Believers invoke quantum mechanics’ observer effect or multiverse theories to suggest consciousness influences reality, accommodating the paranormal within science’s fringes. They critique sceptics for selective testing, arguing lab sterility strips phenomena of their contextual essence.

Flashpoint Cases: Battlegrounds of Belief

Certain investigations crystallise the divide, offering rich evidentiary troves for both sides.

The Enfield Poltergeist (1977–1979)

In a London council house, the Hodgson family endured flying furniture, demonic voices, and levitations. Over 30 witnesses, including police, observed Janet Hodgson speaking in altered voices. Audio recordings and photos captured beds shaking violently. Sceptics, like Joe Nickell, alleged ventriloquism and hoaxing, citing Janet’s admissions of partial fakery. Believers highlight independent verifications, such as Maurice Grosse’s 150 hours of tapes, unexplained beyond fraud.

Roswell Incident (1947)

A rancher’s debris find sparked UFO lore, with military personnel describing alien bodies. Sceptics affirm the 1994 Air Force report: a Project Mogul balloon. Believers cite Jesse Marcel’s deathbed regrets and 600 witness testimonies, including 92 affidavits, suggesting a cover-up.

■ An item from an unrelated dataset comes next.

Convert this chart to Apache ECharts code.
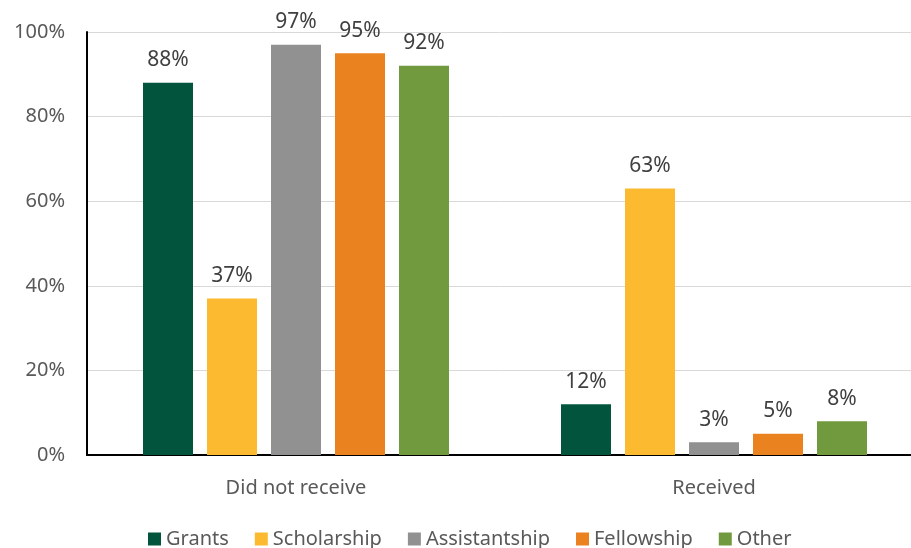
<!DOCTYPE html>
<html>
<head>
<meta charset="utf-8">
<script src="https://cdn.jsdelivr.net/npm/echarts@6/dist/echarts.min.js"></script>
<style>
  html, body { margin: 0; padding: 0; background: #fff; }
  #chart { width: 911px; height: 548px; }
</style>
</head>
<body>
<div id="chart"></div>
<script>
// data
const categories = ["Did not receive", "Received"];
const seriesNames = ["Grants", "Scholarship", "Assistantship", "Fellowship", "Other"];
const grants = [88, 12];
const scholarship = [37, 63];
const assistantship = [97, 3];
const fellowship = [95, 5];
const other = [92, 8];
const yTicks = [0, 20, 40, 60, 80, 100];

const colors = ["#03543C", "#FBBA30", "#919191", "#EA8220", "#71993E"];
const values = [grants, scholarship, assistantship, fellowship, other];
const font = "'Noto Sans', sans-serif";

let chart = echarts.init(document.getElementById("chart"));
chart.setOption({
  animation: false,
  color: colors,
  grid: { left: 87, width: 836, top: 32, bottom: 93, outerBoundsMode: "none", containLabel: false },
  legend: {
    data: seriesNames,
    top: 524,
    left: 143,
    itemWidth: 13,
    itemHeight: 13,
    itemGap: 26,
    icon: "rect",
    textStyle: { color: "#595959", fontSize: 20, fontFamily: font }
  },
  xAxis: {
    type: "category",
    data: categories,
    axisTick: { show: false },
    axisLine: { lineStyle: { color: "#000", width: 2 } },
    axisLabel: { color: "#595959", fontSize: 20, fontFamily: font, margin: 23 }
  },
  yAxis: {
    type: "value",
    min: yTicks[0],
    max: yTicks[yTicks.length - 1],
    interval: 20,
    axisLine: { show: true, lineStyle: { color: "#000", width: 2 } },
    axisTick: { show: false },
    axisLabel: { color: "#595959", fontSize: 20, fontFamily: font, margin: 22, formatter: "{value}%" },
    splitLine: { lineStyle: { color: "#D9D9D9", width: 1 } }
  },
  series: seriesNames.map(function (name, i) {
    return {
      name: name,
      type: "bar",
      data: values[i],
      barWidth: 50,
      barGap: "28%",
      label: {
        show: true,
        position: "top",
        distance: 12,
        color: "#404040",
        fontSize: 21,
        fontFamily: font,
        formatter: "{c}%"
      }
    };
  })
});
</script>
</body>
</html>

The Bell Witch (1817–1821)

John Bell’s Tennessee farm hosted poltergeist torment culminating in his death. Historical documents detail entity predictions fulfilled years later. Sceptics blame family legend inflation; believers note Andrew Jackson’s alleged visit and entity naming.

These cases illustrate how evidence evolves: initial intrigue yields polarised interpretations, perpetuating debate.

Investigative Methodologies: Tools of the Trade

Sceptics favour double-blind protocols, baseline measurements, and peer review. Tools include laser levels for motion detection and spectrum analysers for audio forensics.

Believers deploy EMF metres, REM pods, and SLS cameras mapping stick-figure apparitions. They prioritise site history and mediumship, viewing science as complementary, not superior.

Hybrid approaches emerge, like the Ghost Research Society’s statistical EVP analysis, bridging gaps. Yet, core impasse persists: what constitutes ‘proof’?

Psychological and Cultural Dimensions

The debate transcends evidence, touching epistemology. Believers often report transformative experiences fostering spiritual growth; sceptics warn of exploitation by charlatans preying on grief.

Culturally, media amplifies division—shows like Ghost Hunters glamorise hunts, while podcasts like Skeptoid dismantle them. Neuroscience reveals brain states mimicking hauntings: temporal lobe epilepsy induces presences; sleep paralysis births shadow people.

Sociologically, belief correlates with openness to experience, while scepticism aligns with analytical thinking. Both enrich discourse, preventing dogmatism.

Conclusion

The sceptic-believer schism endures because paranormal evidence dances on perception’s edge—compelling yet inconclusive. Sceptics safeguard against delusion, demanding rigour; believers preserve wonder, honouring the unexplained. Neither fully vanquishes the other, as quantum uncertainties and consciousness mysteries hint at deeper truths.

Ultimately, the debate invites us to question: does evidence shape belief, or belief evidence? Rigorous inquiry, mutual respect, and open minds may yet yield convergence. Until then, the shadows hold their secrets, beckoning the curious.